One of the most effective ways an artist can differentiate new work from past work is by deciding to release material under a new name. When English-born producer Maya Jane Coles first ventured into electronic programming in the early 2000s at the age of 15, she was initially drawn to making downtempo music in the trip-hop, "chillout" vein along with more traditional-styled hip-hop. By the time she first made a public splash later in the decade, she had embraced dance music full-on. But on her first album under her new pseudonym Nocturnal Sunshine, Coles looks backward and forward at the same time, revisiting the atmospheric textures of her early work while also taking her music in an experimental direction that sounds strikingly contemporary.

The official press release for the album describes the music as "eminently dark -- at times menacing." To be sure, Coles probes into matters of the heart that have no place on the dancefloor. But even where Nocturnal Sunshine isn't dance-able (and much of it actually is in a hazy, hard-to-define kind of way) it's not as if she abandons her sense for what makes an arrangement pop.
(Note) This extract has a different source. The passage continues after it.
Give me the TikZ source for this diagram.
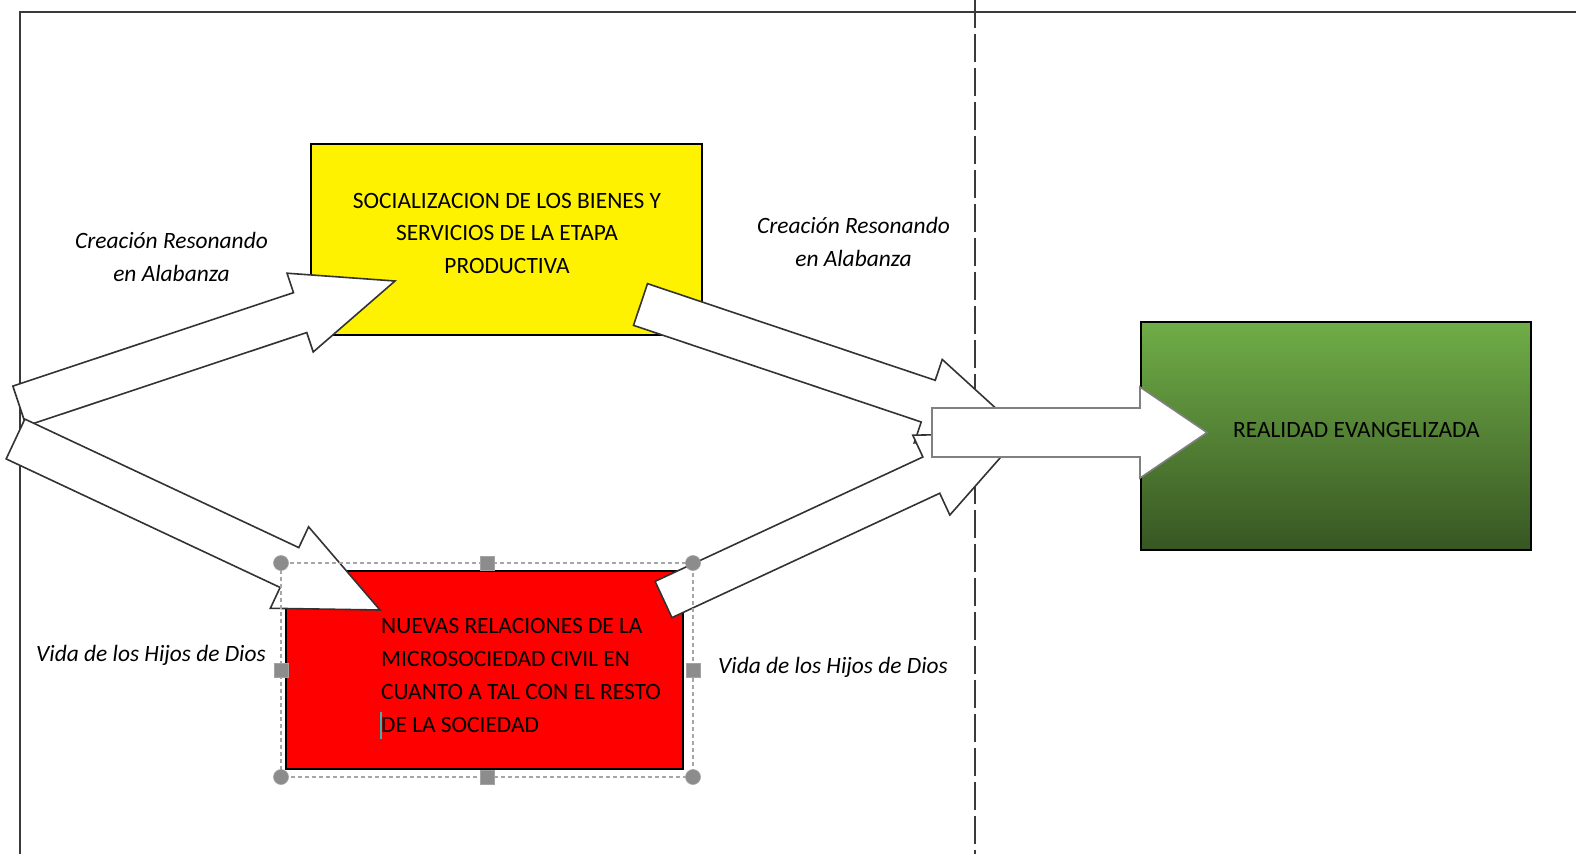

And if this music is indeed "dark" (perhaps "elegantly somber" and "incisive" are better descriptors), that darkness is only compelling because Coles is so proficient at taking the glittery sonics of dance music and using them to illuminate what's in the shadows. Fairly or unfairly, dance music and substance can often appear mutually exclusive. But with Nocturnal Sunshine, Maya Jane Coles proves that she's just the right person to show that they don't have to be.